Sementara dampak bagi desa yang ditinggalkan, desa kekurangan tenaga kreatif pasalnya pelaku urbanisasi mayoritas kalangan remaja hingga dewasa. Usia mereka 15-45 tahun. Mereka ke kota dengan tujuan pendidikan dan pekerjaan.

Bila diperlebar permasalahan di desa lebih komplek. Alurnya minimnya tenags kreatif di desa memperlambat kemajuan desa. Selama ini kita mengenal desa sebagai lumbung produksi. Dimana tersedia sumber bahan pokok seperti padi, tebu, gandum, dan produksi pertanian, perkebunan serta perikanan. Sementara kota sebagai daerah distribusi sekaligus konsumsi.

Lantas dari hilangnya tenaga kreatif desa, berdampak pada menurunnya produksi di desa. Contoh : Keluhan beberapa petani tradisional. Mereka kekurangan tenaga penggarap sawah, karena para pemuda memilih kerja di kota dengan asumsi mendapat gaji lebih besar. Padahal seperti yang kita tahu, gaji besar di kota berbanding lurus dengan besarnya biaya hidup di kota. Kalau dihitung-hitung keuntungan kerja di kota sedikit. Lebih parah lagi, para pelaku urbanisasi mayoritas berpendidikan rendah. Mendapat pekerjaan rendah dengan gaji sebatas Upah Minimum Regional. Penulis tidak menyama ratakan tetapi dari pengamatan penulis tingkat pencapaian pelaku urbanisasi di kota besar masih jauh dari sukses.

Lalu, jika ditarik kesimpulan sederhana program urbanisasi belum sepenuhnya menjadi alternatif krisis kesejahteraan penduduk. Mengenai hal ini penulis menawarkan solusi para pemuda baik yang sekolah maupun berpendidikan rendah tetap di desa. Mereka memberdayakan potensi di desa. Mengoptimalkan kuantitas dan kualitas produksi di desa. Aplikasi sederhana dengan kerjasama solid dan kesinambungan program pemberdayaan.

Kerjasama solid dengan menggandeng elemen terkait dari pusat ke daerah.
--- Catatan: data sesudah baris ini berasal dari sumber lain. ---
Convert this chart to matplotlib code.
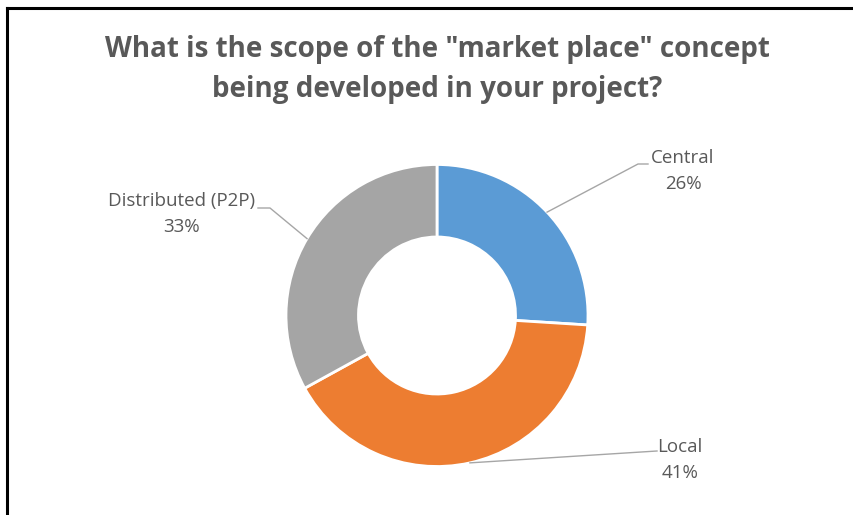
import numpy as np
import matplotlib.pyplot as plt
from matplotlib.lines import Line2D

labels = ["Central", "Local", "Distributed (P2P)"]
shares = [26, 41, 33]
colors = ["#5B9BD5", "#ED7D31", "#A5A5A5"]
title = 'What is the scope of the "market place" concept\nbeing developed in your project?'

W, H = 854, 515
fig = plt.figure(figsize=(W / 100, H / 100), dpi=100)
ax = fig.add_axes([0, 0, 1, 1])

cx, cy, R = 437, H - 315.5, 151
wedges, _ = ax.pie(shares, colors=colors, startangle=90, counterclock=False,
                   center=(cx, cy), radius=R, frame=True,
                   wedgeprops=dict(width=R * 0.48, edgecolor="white", linewidth=2))
ax.set_xlim(0, W)
ax.set_ylim(0, H)
ax.set_aspect("equal")
ax.axis("off")

txt = "#595959"
# leader elbows and text centres, pixel coords measured from the top
lay = {
    "Central": dict(elbow=[(638, 164), (648, 164)], text=(683, 171)),
    "Local": dict(elbow=[(657, 451)], text=(680, 460)),
    "Distributed (P2P)": dict(elbow=[(270, 208), (258, 208)], text=(182, 214)),
}

for w, lab, s in zip(wedges, labels, shares):
    ang = np.deg2rad((w.theta1 + w.theta2) / 2)
    x0 = cx + R * np.cos(ang)
    y0 = cy + R * np.sin(ang)
    pts = [(x0, y0)] + [(x, H - y) for x, y in lay[lab]["elbow"]]
    ax.add_line(Line2D([p[0] for p in pts], [p[1] for p in pts], color="#A6A6A6", lw=1))
    tx, ty = lay[lab]["text"]
    ax.text(tx, H - ty, f"{lab}\n{s}%", ha="center", va="center", color=txt,
            fontsize=13.5, family="Open Sans", linespacing=1.55)

ax.text(437, H - 69, title, ha="center", va="center", color=txt, fontsize=20,
        fontweight="bold", family="Open Sans", linespacing=1.5)

# frame on top and left edges
ax.add_line(Line2D([7.5, 7.5], [0, H - 7.5], color="black", lw=2.2))
ax.add_line(Line2D([7.5, W], [H - 7.5, H - 7.5], color="black", lw=2.2))

fig.savefig("out.png", dpi=100, facecolor="white")
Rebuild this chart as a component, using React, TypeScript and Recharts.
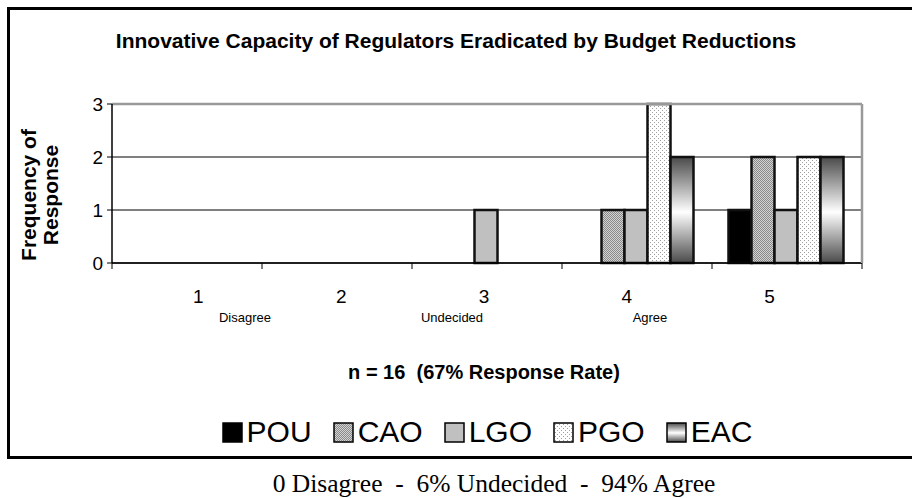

Misal: program pengadaan pupuk organik bagi petani. Peran pemda atau dinas terkait sebagai fasilitator dan pengawasan. Peran akademisi/ yang diwakili perguruan tinggi sebagai pendamping. Peran penduduk desa sebagai pelaksana program.

Kerja sama solid akan tercipta jika semua elemen terkait memiliki visi dan misi yang sama. Mempunyai satu komitmen memajukan sektor pertanian desa.

Jika semua elemen sudah "Seiya dan sekata" arah dan tujuan program mudah tercapai. Mimpi utopis desa sebagai basis produksi pangan nasional akan terwujud. Permasalahan kesejahteraan terjawab dan jawabannya ada di desa bukan di kota. Wallohu 'alam.